It’s
starting to get embarrassing, this agreeing with Russell Brand business.
(Viewers in the colonies,
catch up via the vidclip below of his 'Newsnight'
interview and something he wrote in the Guardian afterwards.)
His
comments are so blindingly obvious that any idiot could have come up
with them. Which is in fact precisely what has happened, and he has
said so himself in pretty much those words. It was cringeworthy, the
way his debate with Paxman so closely mirrored those earnest
political debates I’d have with my mates when I was nineteen. Yet
simultaneously hilarious for being conducted by two grown adults on a
current affairs programme, and getting the commentators aflutter like
this was all bold new stuff which had never been said before.
Of
course it’s concerning the way we’re so entrenched in celebrity
culture that it takes a celebrity to say these things before anyone
notices. Perhaps next we’ll have a weatherman commenting that
freedom of choice can only come through the market system, then a Zoo
model countering that capitalism inherently relies on the extraction
of labour power from the productive classes.
But
I’m almost tempted to argue “if that’s what it takes…” It
exposes the game where, if Brand says it, he’s dismissed as a
“champagne anarchist” who is inherently out of touch with the
everyday world he’s describing. Whereas when some ordinary working
person looked up from their red bills to say the same thing, they
simply wouldn’t show up on ‘Newsnight’ in
the first place. Your face is wrong or non-existent. Okay, given the
choice, let’s pick ‘wrong’.
It
veers, like it always seems to, onto the vote. What’s notable is
that voting is so much like that other great totem, the free market,
in both the way it’s supposed to work and the way it really does.
Look
at the current furore over rising energy bills. Opening up the energy
market to competition was supposed to ‘liberalise’ it, to create
all these lean, client-hungry companies who’d compete against one
another until the consumer got the best possible deal. But of course
in reality it quickly fell to six large suppliers, who formed a de
facto cartel to push up prices as much as they could - and
rack up their profits to levels previously unimagined. Which has
pushed an ever-increasing number of people into fuel poverty. While
they have money to burn, their embezzling has caused levels of
hardship up to and including death. Not surprisingly, people are not
entirely happy.
In
which case, a political party is supposed to reflect that strength of
opinion. The demand is out there, so of course a provider will come
along to fill it. Except of course none of that has happened. It’s
the same stacked choice between the same small cartel of providers.

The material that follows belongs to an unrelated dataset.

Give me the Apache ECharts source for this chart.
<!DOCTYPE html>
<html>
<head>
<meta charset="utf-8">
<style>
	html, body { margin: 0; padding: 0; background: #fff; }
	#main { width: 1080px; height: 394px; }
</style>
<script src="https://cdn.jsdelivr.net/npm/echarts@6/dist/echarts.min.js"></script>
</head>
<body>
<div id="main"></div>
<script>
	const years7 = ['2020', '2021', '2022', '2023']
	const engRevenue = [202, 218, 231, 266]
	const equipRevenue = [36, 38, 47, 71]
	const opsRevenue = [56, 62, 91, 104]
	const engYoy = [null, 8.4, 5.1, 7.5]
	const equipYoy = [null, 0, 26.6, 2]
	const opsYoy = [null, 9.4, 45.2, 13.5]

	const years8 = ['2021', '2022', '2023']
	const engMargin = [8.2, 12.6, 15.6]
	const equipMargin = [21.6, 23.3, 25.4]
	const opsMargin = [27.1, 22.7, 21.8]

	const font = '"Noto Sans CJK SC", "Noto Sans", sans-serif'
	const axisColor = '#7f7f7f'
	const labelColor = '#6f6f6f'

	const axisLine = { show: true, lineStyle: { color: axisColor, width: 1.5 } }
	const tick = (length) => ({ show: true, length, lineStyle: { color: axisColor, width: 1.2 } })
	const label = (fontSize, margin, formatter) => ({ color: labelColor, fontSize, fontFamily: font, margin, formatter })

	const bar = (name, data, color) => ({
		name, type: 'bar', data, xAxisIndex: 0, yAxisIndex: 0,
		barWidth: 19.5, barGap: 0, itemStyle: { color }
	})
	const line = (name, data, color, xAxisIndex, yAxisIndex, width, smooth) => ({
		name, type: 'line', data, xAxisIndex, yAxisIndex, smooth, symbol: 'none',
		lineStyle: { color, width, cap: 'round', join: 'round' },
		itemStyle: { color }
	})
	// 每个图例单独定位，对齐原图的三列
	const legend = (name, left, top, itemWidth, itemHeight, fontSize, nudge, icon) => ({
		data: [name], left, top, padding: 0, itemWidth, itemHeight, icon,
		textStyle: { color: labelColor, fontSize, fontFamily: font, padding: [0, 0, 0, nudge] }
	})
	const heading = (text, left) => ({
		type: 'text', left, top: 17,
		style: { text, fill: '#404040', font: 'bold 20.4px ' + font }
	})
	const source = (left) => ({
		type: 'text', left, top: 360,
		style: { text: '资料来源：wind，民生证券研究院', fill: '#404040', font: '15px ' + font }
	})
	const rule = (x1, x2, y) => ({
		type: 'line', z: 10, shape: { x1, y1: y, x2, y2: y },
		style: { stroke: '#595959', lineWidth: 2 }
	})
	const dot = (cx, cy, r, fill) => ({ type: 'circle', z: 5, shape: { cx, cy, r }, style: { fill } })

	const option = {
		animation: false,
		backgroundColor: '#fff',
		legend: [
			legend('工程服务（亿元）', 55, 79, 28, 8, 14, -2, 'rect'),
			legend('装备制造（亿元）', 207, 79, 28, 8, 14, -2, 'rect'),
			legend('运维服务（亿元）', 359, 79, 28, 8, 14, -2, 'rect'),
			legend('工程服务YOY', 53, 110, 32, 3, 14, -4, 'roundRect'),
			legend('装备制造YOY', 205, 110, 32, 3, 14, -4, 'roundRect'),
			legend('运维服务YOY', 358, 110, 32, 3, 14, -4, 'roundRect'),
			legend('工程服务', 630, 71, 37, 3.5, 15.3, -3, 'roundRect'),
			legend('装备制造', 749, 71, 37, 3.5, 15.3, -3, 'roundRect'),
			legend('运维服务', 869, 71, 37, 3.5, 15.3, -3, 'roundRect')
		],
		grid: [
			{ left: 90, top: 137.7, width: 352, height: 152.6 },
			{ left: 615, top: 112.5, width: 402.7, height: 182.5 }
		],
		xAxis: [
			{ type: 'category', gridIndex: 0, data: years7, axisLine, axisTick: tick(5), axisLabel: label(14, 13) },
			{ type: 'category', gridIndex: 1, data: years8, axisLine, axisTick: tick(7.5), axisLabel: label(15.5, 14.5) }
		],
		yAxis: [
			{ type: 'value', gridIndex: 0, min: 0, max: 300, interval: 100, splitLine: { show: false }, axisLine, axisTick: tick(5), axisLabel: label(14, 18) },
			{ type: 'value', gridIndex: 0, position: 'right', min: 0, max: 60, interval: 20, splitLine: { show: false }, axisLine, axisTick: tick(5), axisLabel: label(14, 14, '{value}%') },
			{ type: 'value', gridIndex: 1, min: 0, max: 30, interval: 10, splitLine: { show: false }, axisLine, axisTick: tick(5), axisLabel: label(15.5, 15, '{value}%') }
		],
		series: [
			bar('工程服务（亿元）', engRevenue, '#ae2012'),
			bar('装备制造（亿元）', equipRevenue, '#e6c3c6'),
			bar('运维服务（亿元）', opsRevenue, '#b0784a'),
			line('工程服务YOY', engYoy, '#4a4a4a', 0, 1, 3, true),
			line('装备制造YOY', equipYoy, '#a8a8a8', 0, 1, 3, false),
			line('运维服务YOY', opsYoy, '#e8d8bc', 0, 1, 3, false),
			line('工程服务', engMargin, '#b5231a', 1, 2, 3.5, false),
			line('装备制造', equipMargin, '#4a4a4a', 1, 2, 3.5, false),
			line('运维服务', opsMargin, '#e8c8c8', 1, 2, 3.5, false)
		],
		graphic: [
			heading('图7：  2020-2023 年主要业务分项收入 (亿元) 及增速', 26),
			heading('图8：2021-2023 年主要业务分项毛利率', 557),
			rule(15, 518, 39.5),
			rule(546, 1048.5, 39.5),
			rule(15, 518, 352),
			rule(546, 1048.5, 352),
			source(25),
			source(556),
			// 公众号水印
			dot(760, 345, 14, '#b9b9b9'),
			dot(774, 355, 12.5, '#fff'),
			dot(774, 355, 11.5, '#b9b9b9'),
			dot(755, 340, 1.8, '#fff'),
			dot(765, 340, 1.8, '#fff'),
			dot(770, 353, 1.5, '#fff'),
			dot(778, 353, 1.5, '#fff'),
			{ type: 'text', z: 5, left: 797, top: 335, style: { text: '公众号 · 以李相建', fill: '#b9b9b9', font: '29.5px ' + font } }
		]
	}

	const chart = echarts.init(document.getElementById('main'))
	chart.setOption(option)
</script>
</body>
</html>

While polls show most people want energy re-nationalised, the choice
we actually get is between Labour’s “Marxist” option of a
temporary price freeze (after which they can presumably just rack
prices up again). Or the Tories’ master plan of making it easier
for people to switch. (Between the same six suppliers who have the
whole thing already sewn up and raise their prices in virtual unison.
Like, duh!)
This
doesn’t happen because politicians are inherently grasping little
grubbers (even though many of them are), but because the power
actually lies with… and I expect you can see the pun coming… the
power companies. Power lies in ownership of money and property. It
belongs to a class. It does not lie in any particular building,
however charming a view of the Thames it might offer.
Yet,
all of that said, I simply don’t get this fixation over voting.

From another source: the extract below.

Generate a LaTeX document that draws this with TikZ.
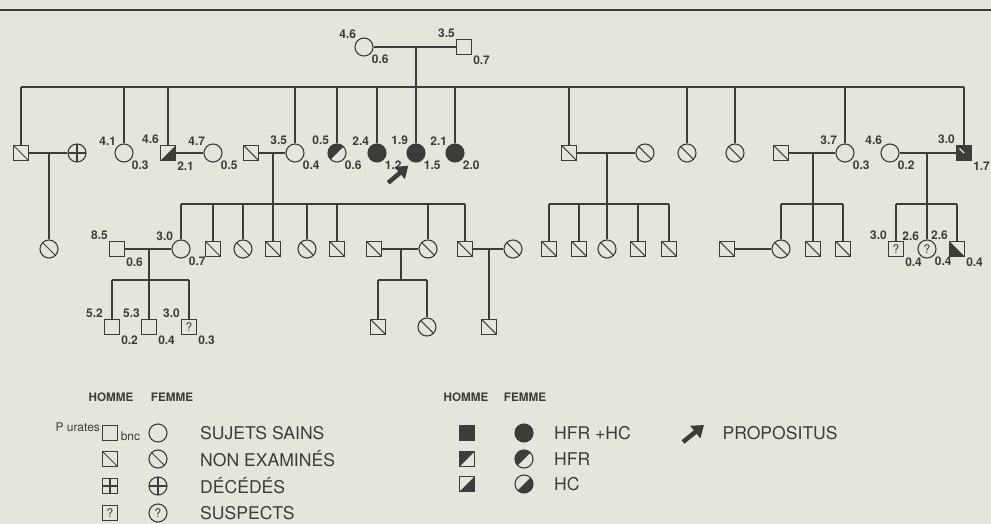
\documentclass[tikz,border=0pt]{standalone}
\usepackage{fontspec}
\setmainfont{TeX Gyre Heros}
\usepackage{tikz}
\usetikzlibrary{
  arrows.meta,
  positioning,
  calc
}
\definecolor{pedInk}{RGB}{62,60,58}
\definecolor{pedPaper}{RGB}{230,229,220}

\begin{document}
\begin{tikzpicture}[
  x=0.025cm, y=-0.025cm,
  color=pedInk,
  line width=0.9pt,
  male/.style={
    rectangle,
    draw,
    line width=0.8pt,
    minimum size=0.375cm,
    inner sep=0pt,
    font=\fontsize{8.5}{8.5}\selectfont
  },
  female/.style={
    circle,
    draw,
    line width=0.8pt,
    minimum size=0.45cm,
    inner sep=0pt,
    font=\fontsize{8.5}{8.5}\selectfont
  },
  noexam/.style={path picture={
    \draw[line width=0.75pt] (path picture bounding box.north west)
      -- (path picture bounding box.south east);}},
  dead/.style={path picture={
    \draw[line width=0.75pt] (path picture bounding box.north)
      -- (path picture bounding box.south)
      (path picture bounding box.west) -- (path picture bounding box.east);}},
  hfrhc/.style={fill=pedInk},
  hfr/.style={path picture={
    \fill (path picture bounding box.south west)
      -- (path picture bounding box.north west)
      -- (path picture bounding box.north east) -- cycle;}},
  hc/.style={path picture={
    \fill (path picture bounding box.south west)
      -- (path picture bounding box.south east)
      -- (path picture bounding box.north east) -- cycle;}},
  lowleft/.style={path picture={
    \fill (path picture bounding box.north west)
      -- (path picture bounding box.south west)
      -- (path picture bounding box.south east) -- cycle;}},
  marked/.style={fill=pedInk, path picture={
    \draw[pedPaper, line width=0.9pt]
      ($(path picture bounding box.north west)+(3,3)$)
      -- (path picture bounding box.center);}},
  lab/.style={font=\bfseries\fontsize{8.5}{9}\selectfont, inner sep=0.4pt},
  tl/.style={label={[lab, anchor=south east]north west:#1}},
  br/.style={label={[lab, anchor=north west]south east:#1}},
  keytext/.style={font=\fontsize{12.5}{13}\selectfont, inner sep=0pt, anchor=west},
  keyhead/.style={font=\bfseries\fontsize{8.3}{9}\selectfont, inner sep=0pt},
  smalltext/.style={font=\fontsize{8.5}{9}\selectfont, inner sep=0pt},
  propos/.style={line width=3.2pt, -{Triangle[length=8pt,width=11pt]}}
]

\fill[pedPaper] (0,0) rectangle (991,524);
\useasboundingbox (0,0) rectangle (991,524);
\draw[line width=1.5pt] (0,10) -- (991,10);

% generation I
\node[female, tl=4.6, br=0.6] (gmF) at (364,47) {};
\node[male, tl=3.5, br=0.7] (gmM) at (464,47) {};

% generation II
\node[male, noexam] (iiA) at (21,153) {};
\node[female, dead] (iiAw) at (77,153) {};
\node[female, tl=4.1, br=0.3] (iiC) at (124,153) {};
\node[male, hc, tl=4.6, br=2.1] (iiD) at (168,153) {};
\node[female, tl=4.7, br=0.5] (iiDw) at (213,153) {};
\node[male, noexam] (iiEh) at (251,153) {};
\node[female, tl=3.5, br=0.4] (iiF) at (295,153) {};
\node[female, hfr, tl=0.5, br=0.6] (iiG) at (337,153) {};
\node[female, hfrhc, tl=2.4, br=1.2] (iiH) at (377,153) {};
\node[female, hfrhc, tl=1.9, br=1.5] (iiI) at (416,153) {};
\node[female, hfrhc, tl=2.1, br=2.0] (iiJ) at (455,153) {};
\node[male, noexam] (iiK) at (569,153) {};
\node[female, noexam] (iiKw) at (645,153) {};
\node[female, noexam] (iiL) at (687,153) {};
\node[female, noexam] (iiM) at (735,153) {};
\node[male, noexam] (iiNh) at (781,153) {};
\node[female, tl=3.7, br=0.3] (iiN) at (845,153) {};
\node[female, tl=4.6, br=0.2] (iiOw) at (890,153) {};
\node[male, marked, tl=3.0, br=1.7] (iiO) at (964,153) {};

\draw (gmF) -- (gmM);
\coordinate (gmD) at (gmF -| iiI);
\path (gmD) ++(0,40) coordinate (sibA);
\draw (gmD) -- (sibA);
\draw (iiA |- sibA) -- (iiO |- sibA);
\foreach \n in {iiA,iiC,iiD,iiF,iiG,iiH,iiI,iiJ,iiK,iiL,iiM,iiN,iiO}
  \draw (\n) -- (\n |- sibA);
\draw[propos] ($(iiI.south west)+(-21,23)$) -- ($(iiI.south west)+(-1,6)$);

% couples of generation II
\draw (iiA) -- (iiAw);
\draw (iiD) -- (iiDw);
\draw (iiEh) -- (iiF);
\draw (iiK) -- (iiKw);
\draw (iiNh) -- (iiN);
\draw (iiOw) -- (iiO);
\coordinate (dA) at ($(iiA)!0.5!(iiAw)$);
\coordinate (dF) at ($(iiEh)!0.5!(iiF)$);
\coordinate (dK) at ($(iiK)!0.5!(iiKw)$);
\coordinate (dN) at ($(iiNh)!0.5!(iiN)$);
\coordinate (dO) at ($(iiOw)!0.5!(iiO)$);

% generation III
\node[female, noexam] (iiiA) at ($(dA)+(0,96)$) {};
\draw (dA) -- (iiiA);

\node[male, tl=8.5, br=0.6] (iiiBh) at (117,249) {};
\node[female, tl=3.0, br=0.7] (iiiB) at (181,249) {};
\node[male, noexam] (iiiC) at (213,249) {};
\node[female, noexam] (iiiD) at (243,249) {};
\node[male, noexam] (iiiE) at ($(dF)+(0,96)$) {};
\node[female, noexam] (iiiG) at (307,249) {};
\node[male, noexam] (iiiH) at (337,249) {};
\node[male, noexam] (iiiIh) at (374,249) {};
\node[female, noexam] (iiiI) at (428,249) {};
\node[male, noexam] (iiiJ) at (465,249) {};
\node[female, noexam] (iiiJw) at (513,249) {};
\path (dF) ++(0,51) coordinate (sibF);
\draw (dF) -- (sibF);
\draw (iiiB |- sibF) -- (iiiJ |- sibF);
\foreach \n in {iiiB,iiiC,iiiD,iiiE,iiiG,iiiH,iiiI,iiiJ}
  \draw (\n) -- (\n |- sibF);

\node[male, noexam] (iiiK1) at (549,249) {};
\node[male, noexam] (iiiK2) at (579,249) {};
\node[female, noexam] (iiiK3) at ($(dK)+(0,96)$) {};
\node[male, noexam] (iiiK4) at (638,249) {};
\node[male, noexam] (iiiK5) at (669,249) {};
\path (dK) ++(0,51) coordinate (sibK);
\draw (dK) -- (sibK);
\draw (iiiK1 |- sibK) -- (iiiK5 |- sibK);
\foreach \n in {iiiK1,iiiK2,iiiK3,iiiK4,iiiK5}
  \draw (\n) -- (\n |- sibK);

\node[male, noexam] (iiiN1h) at (727,249) {};
\node[female, noexam] (iiiN1) at (781,249) {};
\node[male, noexam] (iiiN2) at ($(dN)+(0,96)$) {};
\node[male, noexam] (iiiN3) at (843,249) {};
\path (dN) ++(0,51) coordinate (sibN);
\draw (dN) -- (sibN);
\draw (iiiN1 |- sibN) -- (iiiN3 |- sibN);
\foreach \n in {iiiN1,iiiN2,iiiN3}
  \draw (\n) -- (\n |- sibN);
\draw (iiiN1h) -- (iiiN1);

\node[male, tl=3.0, br=0.4] (iiiO1) at (896,249) {?};
\node[female, tl=2.6, br=0.4] (iiiO2) at ($(dO)+(0,96)$) {?};
\node[male, lowleft, tl=2.6, br=0.4] (iiiO3) at (957,249) {};
\path (dO) ++(0,51) coordinate (sibO);
\draw (dO) -- (sibO);
\draw (iiiO1 |- sibO) -- (iiiO3 |- sibO);
\foreach \n in {iiiO1,iiiO2,iiiO3}
  \draw (\n) -- (\n |- sibO);

% couples of generation III
\draw (iiiBh) -- (iiiB);
\draw (iiiIh) -- (iiiI);
\draw (iiiJ) -- (iiiJw);
\coordinate (dB) at ($(iiiBh)!0.5!(iiiB)$);
\coordinate (dI) at ($(iiiIh)!0.5!(iiiI)$);
\coordinate (dJ) at ($(iiiJ)!0.5!(iiiJw)$);

% generation IV
\node[male, tl=5.2, br=0.2] (ivA) at (112,327) {};
\node[male, tl=5.3, br=0.4] (ivB) at ($(dB)+(0,78)$) {};
\node[male, tl=3.0, br=0.3] (ivC) at (189,327) {?};
\path (dB) ++(0,31) coordinate (sibB);
\draw (dB) -- (sibB);
\draw (ivA |- sibB) -- (ivC |- sibB);
\foreach \n in {ivA,ivB,ivC}
  \draw (\n) -- (\n |- sibB);

\node[male, noexam] (ivD) at (378,327) {};
\node[female, noexam] (ivE) at (427,327) {};
\path (dI) ++(0,31) coordinate (sibI);
\draw (dI) -- (sibI);
\draw (ivD |- sibI) -- (ivE |- sibI);
\foreach \n in {ivD,ivE}
  \draw (\n) -- (\n |- sibI);

\node[male, noexam] (ivF) at ($(dJ)+(0,78)$) {};
\draw (dJ) -- (ivF);

% key, left
\node[keyhead] (khM1) at (111,397) {HOMME};
\node[keyhead] (khF1) at (172,397) {FEMME};
\node[male] (kM1) at (110,433) {};
\node[female] (kF1) at (158,433) {};
\node[keytext, right=0.8cm of kF1] (kT1) {SUJETS SAINS};
\node[smalltext, left=1pt of kM1, yshift=4pt] (kPur) {P urates};
\node[smalltext, right=1.5pt of kM1, yshift=-2.5pt] (kBnc) {bnc};
\node[male, noexam] (kM2) at (110,459) {};
\node[female, noexam] (kF2) at (158,459) {};
\node[keytext, right=0.8cm of kF2] (kT2) {NON EXAMINÉS};
\node[male, dead] (kM3) at (110,486) {};
\node[female, dead] (kF3) at (158,486) {};
\node[keytext, right=0.8cm of kF3] (kT3) {DÉCÉDÉS};
\node[male] (kM4) at (110,513) {?};
\node[female] (kF4) at (158,513) {?};
\node[keytext, right=0.8cm of kF4] (kT4) {SUSPECTS};

% key, right
\node[keyhead] (khM2) at (466,397) {HOMME};
\node[keyhead] (khF2) at (525,397) {FEMME};
\node[male, hfrhc] (kM5) at (467,433) {};
\node[female, hfrhc] (kF5) at (524,433) {};
\node[keytext, right=0.5cm of kF5] (kT5) {HFR +HC};
\node[male, hfr] (kM6) at (467,459) {};
\node[female, hfr] (kF6) at (524,459) {};
\node[keytext, right=0.5cm of kF6] (kT6) {HFR};
\node[male, hc] (kM7) at (467,484) {};
\node[female, hc] (kF7) at (524,484) {};
\node[keytext, right=0.5cm of kF7] (kT7) {HC};
\coordinate (kArrT) at (683,442);
\coordinate (kArrH) at (704,425);
\draw[propos] (kArrT) -- (kArrH);
\node[keytext] (kProp) at (722,433) {PROPOSITUS};

\end{tikzpicture}
\end{document}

Ultimately, it seems a distraction. I don’t vote as a means to
achieve social change, for the same reason I don’t dress up as a
pirate when my bathroom needs cleaning. It’s got nothing to do with
‘pirate apathy’, I just don’t see any meaningful way where the
one thing will lead to the other.
Which
means it’s flat-out mistaken to replace a fixation for voting with
a fixation for not voting. I don’t vote. There’s people I know,
who I feel politically affiliated to, who do. But they don’t have
any of those illusions about the process genuinely representing their
interests. They just figure out they might as well, in case it
somehow does some good. Or, perhaps more likely, mitigates some evil.
The difference between me and them seems minor, and not particularly
worth going into.
And
not voting, in and of itself, is merely passive. It’s not an act of
defiance, because it’s not an act of any kind. When voting levels
fall (as they have done, pretty much consistently in recent decades),
it may put the wind up politicians a little. But anyone who thinks it
disrupts the embezzling antics of the power companies really needs to
get out more. We don’t prop the system up by voting for it, nor
even by buying its products, but by working for
it. I am, to put it mildly, less convinced than Brand that “the
revolution” is imminent, “totally going to happen” or whatever
else he said. But the whole racket is over as soon as we recognise
that, underneath the Orwellian rhetoric of “wealth creators”,
these are people who need us while we don’t need them.
Then
we won’t need popular entertainers to speak up for us any more.